È la storia di Dave, ragazzo dei giorni nostri che non sa di possedere delle doti speciali e si trova coinvolto nelle vicende di Balthazar Blake, maestro di magia che opera a Manhattan. Blake è impegnato a far fronte alle mire del cattivissimo Maxim Horvath e del suo assistente, l’illusionista Drake Stone. Horvath sta per mettere in atto un piano che avrà come conseguenza la fine del mondo: liberare la Fata Morgana. Blake sa di dover appoggiarsi a nuove forze e Dave ha in sé qualcosa di non comune. Inizierà per il giovane un durissimo periodo di addestramento alla magia e di preparazione per affrontare le forze del male.
Un budget strepitoso per L’apprendista stregone: 150 milioni di dollari e un produttore che ha il nome di Jerry Bruckheimer. Si ricompone il potente trio dei Misteri dei Templari, Bruckheimer, Nicolas Cage e il regista Jon Turteltaub, per un’operazione magia che resta solo nelle intenzioni.
L’ispirazione di partenza è da brividi, dalla ballata di Goethe del 1797, musicata poi da Paul Dukas nel 1890 e portata sullo schermo da Disney nel 1940 in Fantasia, nella sequenza con Topolino, L’apprendista stregone appunto.
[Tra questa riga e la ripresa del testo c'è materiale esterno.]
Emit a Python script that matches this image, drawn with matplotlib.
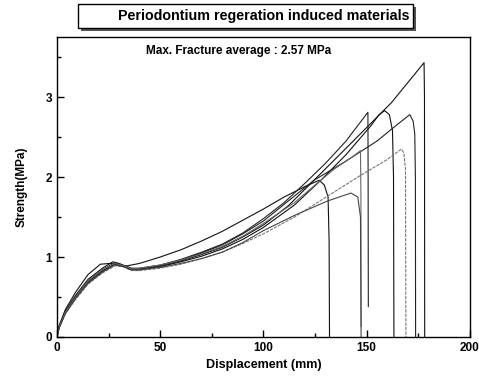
import matplotlib
matplotlib.use("Agg")
import matplotlib.pyplot as plt
from matplotlib.patches import Rectangle
from matplotlib.ticker import MultipleLocator

plt.rcParams['font.family'] = ['Liberation Sans', 'DejaVu Sans']

# ---- data ----
h_x = [0, 1, 4, 9, 15, 21, 26, 32, 40, 50, 60, 70, 80, 90, 100, 110, 120, 127, 129.5, 131.3, 131.8, 132]
h_y = [0, 0.14, 0.34, 0.56, 0.78, 0.91, 0.92, 0.88, 0.92, 1.00, 1.09, 1.20, 1.32, 1.46, 1.60, 1.75, 1.88, 1.96, 1.90, 1.75, 1.2, 0]

a_x = [0, 1, 4, 9, 15, 22, 27, 30, 35, 40, 50, 60, 70, 80, 90, 100, 112, 124.5, 140, 162, 177.8, 178, 178.1]
a_y = [0, 0.13, 0.32, 0.52, 0.72, 0.86, 0.94, 0.92, 0.85, 0.85, 0.89, 0.95, 1.03, 1.12, 1.25, 1.40, 1.64, 1.96, 2.36, 2.93, 3.43, 3.0, 0]

b_x = [0, 1, 4, 9, 15, 22, 28, 31, 36, 40, 50, 60, 70, 80, 90, 100, 110, 120, 130, 140, 150.6, 150.7, 150.8]
b_y = [0, 0.12, 0.31, 0.51, 0.70, 0.84, 0.93, 0.91, 0.86, 0.86, 0.90, 0.97, 1.06, 1.16, 1.30, 1.48, 1.68, 1.92, 2.17, 2.45, 2.81, 2.0, 0.38]

c_x = [0, 1, 4, 9, 15, 22, 28, 31, 36, 40, 50, 60, 70, 80, 90, 100, 115, 127.8, 140, 152, 156, 158.7, 161, 162.5, 163, 163.2]
c_y = [0, 0.12, 0.30, 0.50, 0.69, 0.83, 0.92, 0.90, 0.84, 0.84, 0.88, 0.94, 1.01, 1.10, 1.22, 1.37, 1.65, 1.96, 2.28, 2.64, 2.78, 2.83, 2.78, 2.58, 2.0, 0]

d_x = [0, 1, 4, 9, 15, 22, 28, 31, 36, 40, 50, 60, 70, 80, 90, 100, 112, 124.5, 140, 155, 165, 170.9, 172.5, 173.3, 173.6, 173.7]
d_y = [0, 0.12, 0.30, 0.49, 0.68, 0.82, 0.91, 0.90, 0.85, 0.85, 0.89, 0.96, 1.05, 1.15, 1.29, 1.45, 1.70, 1.96, 2.20, 2.45, 2.66, 2.78, 2.70, 2.54, 2.0, 0]

e_x = [0, 1, 4, 9, 15, 22, 28, 32, 36, 40, 50, 60, 70, 80, 90, 100, 115, 131, 147, 160, 166.8, 168, 168.8, 169]
e_y = [0, 0.11, 0.29, 0.47, 0.66, 0.80, 0.89, 0.88, 0.83, 0.83, 0.86, 0.91, 0.98, 1.06, 1.17, 1.29, 1.50, 1.76, 2.02, 2.22, 2.35, 2.30, 2.1, 0]

f_x = [0, 1, 4, 9, 15, 22, 28, 31, 36, 40, 50, 60, 70, 80, 90, 100, 115, 125, 134.3, 142.4, 147, 147.2, 147.3]
f_y = [0, 0.12, 0.31, 0.50, 0.70, 0.84, 0.92, 0.90, 0.85, 0.86, 0.90, 0.96, 1.04, 1.13, 1.26, 1.42, 1.68, 1.90, 2.10, 2.24, 2.33, 1.8, 0.13]

g_x = [0, 1, 4, 9, 15, 22, 28, 32, 36, 40, 50, 60, 70, 80, 90, 100, 115, 131, 142.4, 145.7, 147, 147.3]
g_y = [0, 0.11, 0.29, 0.48, 0.67, 0.81, 0.90, 0.88, 0.84, 0.84, 0.87, 0.92, 0.98, 1.06, 1.18, 1.33, 1.52, 1.70, 1.80, 1.75, 1.5, 0]

x_ticks = [0, 50, 100, 150, 200]
y_ticks = [0, 1, 2, 3]

title_text = "Periodontium regeration induced materials"
note_text = "Max. Fracture average : 2.57 MPa"

# ---- figure ----
fig = plt.figure(figsize=(4.79, 3.85), dpi=100)
ax = fig.add_axes([0.119, 0.1247, 0.862, 0.779])

series = [
    (h_x, h_y, '#111111', '-'),
    (a_x, a_y, '#111111', '-'),
    (b_x, b_y, '#222222', '-'),
    (c_x, c_y, '#111111', '-'),
    (d_x, d_y, '#222222', '-'),
    (e_x, e_y, '#777777', (0, (3, 1))),
    (f_x, f_y, '#666666', '-'),
    (g_x, g_y, '#444444', '-'),
]
for xs, ys, col, ls in series:
    ax.plot(xs, ys, color=col, lw=0.8, ls=ls)

ax.set_xlim(0, 200)
ax.set_ylim(0, 3.75)
ax.set_xticks(x_ticks)
ax.set_yticks(y_ticks)
ax.xaxis.set_minor_locator(MultipleLocator(25))
ax.yaxis.set_minor_locator(MultipleLocator(0.5))
ax.tick_params(which='both', direction='in', top=False, right=False, width=1)
ax.tick_params(which='major', length=5, labelsize=8.5)
ax.tick_params(which='minor', length=3)
for lab in ax.get_xticklabels() + ax.get_yticklabels():
    lab.set_fontweight('bold')
for sp in ax.spines.values():
    sp.set_linewidth(1.0)
    sp.set_color('black')

ax.set_xlabel("Displacement (mm)", fontsize=9, fontweight='bold', labelpad=4)
ax.set_ylabel("Strength(MPa)", fontsize=8.5, fontweight='bold', labelpad=13)

ax.text(0.44, 0.955, note_text, transform=ax.transAxes, ha='center', va='center',
        fontsize=8.5, fontweight='bold')

# title box with shadow
W, H = 479.0, 385.0
bx0, bx1, by0, by1 = 78, 413, 357, 381  # pixel coords from bottom
shadow = Rectangle(((bx0 + 3) / W, (by0 - 3) / H), (bx1 - bx0) / W, (by1 - by0) / H,
                   transform=fig.transFigure, facecolor='#555555', edgecolor='none', zorder=1)
box = Rectangle((bx0 / W, by0 / H), (bx1 - bx0) / W, (by1 - by0) / H,
                transform=fig.transFigure, facecolor='white', edgecolor='black', lw=1.0, zorder=2)
fig.patches.extend([shadow, box])
fig.text(264 / W, (by0 + by1) / 2 / H, title_text, ha='center', va='center',
         fontsize=10.3, fontweight='bold', zorder=3)

fig.savefig("out.png", dpi=100)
Ma Turteltaub, con la sceneggiatura pastrocchio a più mani, può fare ben poco, se non sparare sugli effetti speciali e su una regia affannata, così come invano annaspano i sornioni Cage e Alfred Molina, affiancati da uno spaesato Jay Baruchel.
Troppa carne al fuoco, con un incipit che ci dice già tutto, parte dalla morte di Merlino a opera di Morgana, racconta di tre discepoli e vola nei secoli fino al XXI, scomodando tutta una mitologia e piegandola ai propri scopi, furbo nelle finalità. L’apprendista stregone mischia il genere cinematografico dei supereroi con chiari riferimenti al mondo di Harry Potter, frulla dramma, romanticismo e comicità, non sceglie una sua strada e finisce per perdersi in situazioni che ricalcano orme già ben definite. La furbizia dell’acchiappare più spettatori risulta un boomerang: i più giovani si annoiano tanto quanto gli spettatori adulti. Flop negli States e sogno sfumato di un franchise e, forse, anche di un sequel (il finale è aperto).
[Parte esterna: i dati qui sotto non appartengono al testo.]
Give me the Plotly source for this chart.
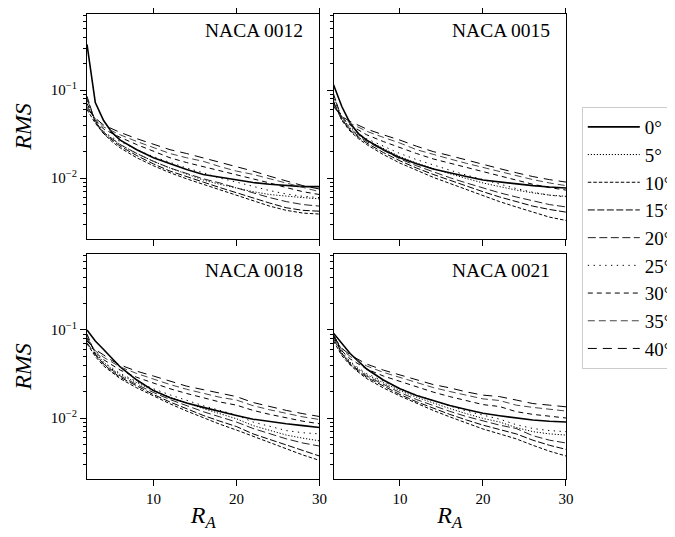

Effetti speciali a raffica sì, ma non così memorabili (dato il budget a disposizione), poche scene riuscite, L’apprendista stregone non si può definire neppure un film di intrattenimento: infatti ha in sé il difetto più grande di tutti. Annoia.
La frase: "Ogni stregone ha bisogno di un bel paio di scarpe a punta!".